DIRECTIVE →
Only a number is wanted: the count of lines in this listing that contain "matplotlib".
────────────────────
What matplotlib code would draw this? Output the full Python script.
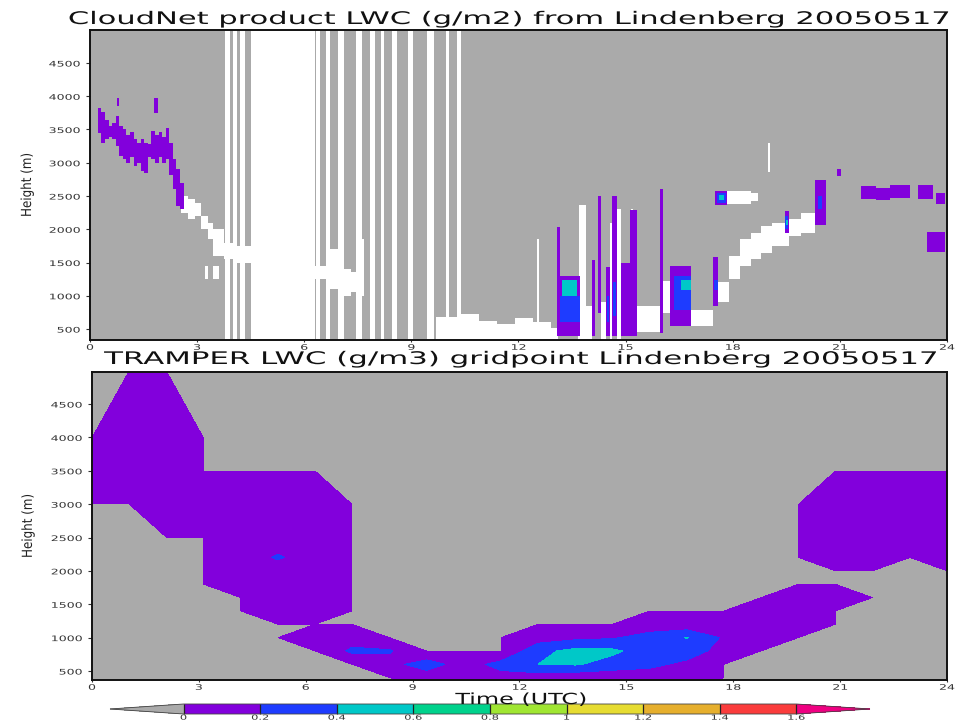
import matplotlib
matplotlib.use("Agg")
import matplotlib.pyplot as plt
from matplotlib import patheffects
from matplotlib.transforms import Affine2D
from matplotlib.colors import from_levels_and_colors
from matplotlib.cm import ScalarMappable

FIG_W, FIG_H = 970, 722

# ---------------- shading scale ----------------
lwc_levels = [0, 0.2, 0.4, 0.6, 0.8, 1.0, 1.2, 1.4, 1.6]
lwc_labels = ["0", "0.2", "0.4", "0.6", "0.8", "1", "1.2", "1.4", "1.6"]
lwc_colors = ["#8200dc", "#1e3cff", "#00c8c8", "#00d28c", "#a0e632",
              "#e6dc32", "#e6af2d", "#fa3c3c"]
below_color = "#aaaaaa"
above_color = "#f00082"

time_ticks = [0, 3, 6, 9, 12, 15, 18, 21, 24]
height_ticks = [500, 1000, 1500, 2000, 2500, 3000, 3500, 4000, 4500]

# ---------------- CloudNet observations ----------------
# (start h, end h) of periods without profiles
cloudnet_gaps = [
    (3.78, 3.92), (4.01, 4.12), (4.20, 4.34), (4.51, 6.30),
    (6.33, 6.44), (6.61, 6.72), (6.95, 7.11), (7.45, 7.62), (7.84, 7.98),
    (8.15, 8.24), (8.46, 8.60), (8.91, 9.05), (9.44, 9.64), (9.97, 10.06),
    (10.28, 10.39),
]

# (start h, end h, base m, top m): cloud detected, no LWC retrieval
cloudnet_nolwc = [
    (2.55, 2.75, 2250, 2500), (2.75, 2.95, 2150, 2450), (2.95, 3.10, 2200, 2400),
    (3.10, 3.30, 2000, 2200), (3.30, 3.45, 1850, 2100), (3.45, 3.75, 1600, 2000),
    (3.75, 4.10, 1550, 1800), (4.10, 4.50, 1500, 1750),
    (3.22, 3.30, 1250, 1450), (3.45, 3.60, 1250, 1450),
    (6.30, 6.70, 1250, 1450), (6.70, 6.95, 1100, 1700), (6.95, 7.30, 1000, 1400),
    (7.30, 7.58, 1050, 1350), (7.58, 7.66, 1000, 1850),
    (9.70, 10.30, 335, 680), (10.30, 10.90, 335, 720), (10.90, 11.40, 335, 620),
    (11.40, 11.90, 335, 580), (11.90, 12.40, 335, 660), (12.40, 12.90, 335, 600),
    (12.90, 13.10, 335, 520), (12.52, 12.58, 335, 1850),
    (13.70, 13.90, 335, 2360), (13.67, 14.05, 335, 850), (14.30, 14.44, 335, 900),
    (14.56, 14.62, 335, 2100), (14.76, 14.86, 335, 2300), (15.15, 15.20, 1000, 2300),
    (15.33, 15.97, 450, 850), (16.05, 16.40, 740, 1220), (16.84, 17.46, 540, 780),
    (17.60, 17.90, 900, 1200), (17.90, 18.20, 1250, 1600), (18.20, 18.50, 1450, 1850),
    (18.50, 18.80, 1550, 1950), (18.80, 19.10, 1650, 2050), (19.10, 19.45, 1750, 2100),
    (19.45, 19.58, 1750, 1950), (19.58, 19.90, 1900, 2150), (19.90, 20.30, 1950, 2250),
    (17.84, 18.50, 2380, 2570), (18.50, 18.72, 2420, 2540), (19.00, 19.04, 2860, 3300),
]

# liquid water classes, same box layout
cloudnet_lwc_00_02 = [
    (0.22, 0.32, 3450, 3820), (0.32, 0.42, 3300, 3760), (0.42, 0.52, 3350, 3650),
    (0.52, 0.62, 3380, 3560), (0.62, 0.72, 3350, 3600), (0.72, 0.82, 3250, 3700),
    (0.82, 0.92, 3100, 3560), (0.92, 1.02, 3050, 3500), (1.02, 1.12, 3000, 3420),
    (1.12, 1.22, 3080, 3460), (1.22, 1.32, 2950, 3350), (1.32, 1.42, 3000, 3300),
    (1.42, 1.52, 2880, 3350), (1.52, 1.62, 2850, 3300), (1.62, 1.72, 3080, 3280),
    (1.72, 1.82, 3050, 3480), (1.82, 1.92, 3000, 3420), (1.92, 2.02, 3080, 3460),
    (2.02, 2.12, 3000, 3380), (2.12, 2.22, 3050, 3520), (2.22, 2.32, 2820, 3300),
    (2.32, 2.42, 2600, 3050), (2.42, 2.52, 2350, 2900), (2.52, 2.62, 2300, 2700),
    (0.75, 0.82, 3850, 3980), (1.80, 1.90, 3750, 3970),
    (13.07, 13.17, 390, 2040), (13.17, 13.72, 390, 1290), (14.05, 14.13, 390, 1540),
    (14.22, 14.30, 740, 2500), (14.44, 14.56, 390, 1440), (14.62, 14.76, 390, 2500),
    (14.86, 15.13, 390, 1490), (15.13, 15.33, 390, 2290), (15.97, 16.05, 440, 2600),
    (16.25, 16.84, 550, 1450), (17.46, 17.60, 840, 1590),
    (17.50, 17.84, 2370, 2570), (19.45, 19.58, 1940, 2270), (20.30, 20.60, 2060, 2740),
    (20.92, 21.02, 2800, 2900), (21.60, 22.00, 2460, 2650), (22.00, 22.40, 2440, 2620),
    (22.40, 22.95, 2470, 2670), (23.20, 23.60, 2450, 2660), (23.70, 23.95, 2380, 2540),
    (23.45, 23.95, 1660, 1960),
]
cloudnet_lwc_02_04 = [
    (13.17, 13.72, 600, 1000), (14.47, 14.53, 600, 1000), (14.65, 14.73, 700, 1200),
    (16.36, 16.84, 790, 1290), (17.48, 17.58, 1090, 1240), (17.55, 17.80, 2400, 2540),
    (19.47, 19.56, 2000, 2200), (20.38, 20.50, 2300, 2500),
]
cloudnet_lwc_04_06 = [
    (13.22, 13.65, 1000, 1230), (16.55, 16.84, 1090, 1240),
    (17.62, 17.76, 2440, 2520), (19.49, 19.54, 2060, 2140),
]

# ---------------- TRAMPER gridpoint forecast ----------------
model_hours = [0.00, 1.04, 2.09, 3.13, 4.17, 5.22, 6.26, 7.30, 8.35, 9.39,
               10.43, 11.48, 12.52, 13.57, 14.61, 15.65, 16.70, 17.74, 18.78,
               19.83, 20.87, 21.91, 22.96, 24.00]
model_heights = [200, 400, 600, 800, 1000, 1200, 1400, 1600, 1800, 2000,
                 2200, 2500, 3000, 3500, 4000, 5000]
# LWC (g/m3), one row per model height, bottom row first
model_lwc = [
    [0, 0, 0, 0, 0, 0, 0, 0, 0, 0, 0, 0, 0, 0, 0, 0, 0, 0, 0, 0, 0, 0, 0, 0],
    [0, 0, 0, 0, 0, 0, 0, 0, 0, .08, .10, .12, .08, .05, .05, .08, .05, 0, 0, 0, 0, 0, 0, 0],
    [0, 0, 0, 0, 0, 0, 0, 0, .13, .30, .10, .27, .40, .42, .32, .25, .15, 0, 0, 0, 0, 0, 0, 0],
    [0, 0, 0, 0, 0, 0, 0, .24, .22, 0, 0, 0, .34, .46, .44, .30, .30, .12, 0, 0, 0, 0, 0, 0],
    [0, 0, 0, 0, 0, 0, .10, .10, 0, 0, 0, 0, .10, .15, .18, .28, .41, .17, .10, 0, 0, 0, 0, 0],
    [0, 0, 0, 0, 0, 0, 0, 0, 0, 0, 0, 0, 0, 0, 0, .08, .05, .08, .10, .10, 0, 0, 0, 0],
    [0, 0, 0, 0, 0, .10, .10, 0, 0, 0, 0, 0, 0, 0, 0, 0, 0, 0, .10, .10, 0, 0, 0, 0],
    [0, 0, 0, 0, 0, .10, .10, 0, 0, 0, 0, 0, 0, 0, 0, 0, 0, 0, 0, .10, .10, 0, 0, 0],
    [0, 0, 0, 0, .10, .10, .10, 0, 0, 0, 0, 0, 0, 0, 0, 0, 0, 0, 0, 0, 0, 0, 0, 0],
    [0, 0, 0, 0, .10, .10, .10, 0, 0, 0, 0, 0, 0, 0, 0, 0, 0, 0, 0, 0, 0, 0, 0, 0],
    [0, 0, 0, 0, .10, .22, .10, 0, 0, 0, 0, 0, 0, 0, 0, 0, 0, 0, 0, 0, .10, .10, 0, .10],
    [0, 0, 0, 0, .10, .10, .10, 0, 0, 0, 0, 0, 0, 0, 0, 0, 0, 0, 0, 0, .10, .10, .10, .10],
    [0, 0, .10, .10, .10, .10, .10, 0, 0, 0, 0, 0, 0, 0, 0, 0, 0, 0, 0, 0, .10, .10, .10, .10],
    [.10, .10, .10, 0, 0, 0, 0, 0, 0, 0, 0, 0, 0, 0, 0, 0, 0, 0, 0, 0, 0, 0, 0, 0],
    [0, .10, .10, 0, 0, 0, 0, 0, 0, 0, 0, 0, 0, 0, 0, 0, 0, 0, 0, 0, 0, 0, 0, 0],
    [0, 0, 0, 0, 0, 0, 0, 0, 0, 0, 0, 0, 0, 0, 0, 0, 0, 0, 0, 0, 0, 0, 0, 0],
]


class Widen(patheffects.AbstractPathEffect):
    """Draw glyph outlines stretched along the writing direction."""

    def __init__(self, factor, anchor="center"):
        super().__init__()
        self.factor = factor
        self.anchor = anchor

    def draw_path(self, renderer, gc, tpath, affine, rgbFace=None):
        if len(tpath.vertices) == 0:
            return
        ext = tpath.get_extents()
        x0 = {"left": ext.x0, "right": ext.x1,
              "center": 0.5 * (ext.x0 + ext.x1)}[self.anchor]
        stretch = Affine2D().translate(-x0, 0).scale(self.factor, 1.0).translate(x0, 0)
        renderer.draw_path(gc, tpath, stretch + affine, rgbFace)


def draw_boxes(ax, boxes, color):
    ax.bar([b[0] for b in boxes], [b[3] - b[2] for b in boxes],
           width=[b[1] - b[0] for b in boxes], bottom=[b[2] for b in boxes],
           align="edge", color=color, linewidth=0, antialiased=False)


def frame(ax, ylim):
    ax.set_xlim(0, 24)
    ax.set_ylim(*ylim)
    ax.set_facecolor(below_color)
    ax.set_xticks(time_ticks)
    ax.set_xticklabels([str(t) for t in time_ticks])
    ax.set_yticks(height_ticks)
    ax.set_yticklabels([str(h) for h in height_ticks])
    ax.tick_params(axis="y", direction="out", length=3, width=0.8, pad=4,
                   labelsize=5.5, colors="#333333")
    ax.tick_params(axis="x", direction="out", length=1.5, width=0.8, pad=0.5,
                   labelsize=5.5, colors="#333333")
    for s in ax.spines.values():
        s.set_linewidth(1.4)
        s.set_color("#111111")


fig = plt.figure(figsize=(FIG_W / 100, FIG_H / 100), dpi=100)

# ---- upper panel: CloudNet ----
ax1 = fig.add_axes([90 / FIG_W, 1 - 340 / FIG_H, 857 / FIG_W, 310 / FIG_H])
frame(ax1, (335, 4996))
for t0, t1 in cloudnet_gaps:
    ax1.axvspan(t0, t1, color="white", linewidth=0)
draw_boxes(ax1, cloudnet_nolwc, "white")
draw_boxes(ax1, cloudnet_lwc_00_02, lwc_colors[0])
draw_boxes(ax1, cloudnet_lwc_02_04, lwc_colors[1])
draw_boxes(ax1, cloudnet_lwc_04_06, lwc_colors[2])
ax1.set_ylabel("Height (m)", fontsize=10, va="center", color="#222222")
ax1.yaxis.set_label_coords(-0.0735, 0.5)

# ---- lower panel: TRAMPER ----
ax2 = fig.add_axes([92 / FIG_W, 1 - 680 / FIG_H, 855 / FIG_W, 308 / FIG_H])
frame(ax2, (365, 4980))
fill_levels = [0.001] + lwc_levels[1:]
ax2.contourf(model_hours, model_heights, model_lwc, levels=fill_levels,
             colors=lwc_colors)
ax2.set_ylabel("Height (m)", fontsize=10, va="center", color="#222222")
ax2.yaxis.set_label_coords(-0.075, 0.5)

# ---- titles ----
title1 = fig.text(510 / FIG_W, 1 - 24 / FIG_H,
                  "CloudNet product LWC (g/m2) from Lindenberg 20050517",
                  ha="center", va="baseline", fontsize=12.5, color="#111111")
title2 = fig.text(521.5 / FIG_W, 1 - 364 / FIG_H,
                  "TRAMPER LWC (g/m3) gridpoint Lindenberg 20050517",
                  ha="center", va="baseline", fontsize=12.5, color="#111111")
xlabel = fig.text(521 / FIG_W, 1 - 704 / FIG_H, "Time (UTC)",
                  ha="center", va="baseline", fontsize=11, color="#111111")

# ---- colour key ----
cmap, norm = from_levels_and_colors(lwc_levels,
                                    [below_color] + lwc_colors + [above_color],
                                    extend="both")
cax = fig.add_axes([110 / FIG_W, 1 - 714 / FIG_H, 760 / FIG_W, 10 / FIG_H])
cb = fig.colorbar(ScalarMappable(norm=norm, cmap=cmap), cax=cax,
                  orientation="horizontal", extend="both", extendfrac=0.12,
                  drawedges=True)
cb.set_ticks(lwc_levels, labels=lwc_labels)
cb.ax.tick_params(length=0, pad=0.5, labelsize=5, colors="#333333")
cb.outline.set_linewidth(0.6)
cb.outline.set_edgecolor("#444444")
cb.dividers.set_color("#222222")
cb.dividers.set_linewidth(0.9)

# ---- widen glyphs to the wide plotter font ----
fig.canvas.draw()


def widen(text, target_px, anchor="center", along="x"):
    bb = text.get_window_extent()
    size = bb.width if along == "x" else bb.height
    if size > 0:
        text.set_path_effects([Widen(target_px / size, anchor)])


widen(title1, 886)
widen(title2, 837)
widen(xlabel, 132)
widen(ax1.yaxis.label, 64, along="y")
widen(ax2.yaxis.label, 64, along="y")

ref = ax1.get_yticklabels()[-1].get_window_extent().width
tick_factor = 32.0 / ref if ref > 0 else 1.0
for ax in (ax1, ax2):
    for lab in ax.get_yticklabels():
        lab.set_path_effects([Widen(tick_factor, "right")])
    for lab in ax.get_xticklabels():
        lab.set_path_effects([Widen(tick_factor, "center")])
for lab in cb.ax.get_xticklabels():
    lab.set_path_effects([Widen(tick_factor, "center")])

fig.savefig("out.png", dpi=100)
────────────────────
EXERCISE ANSWER →
8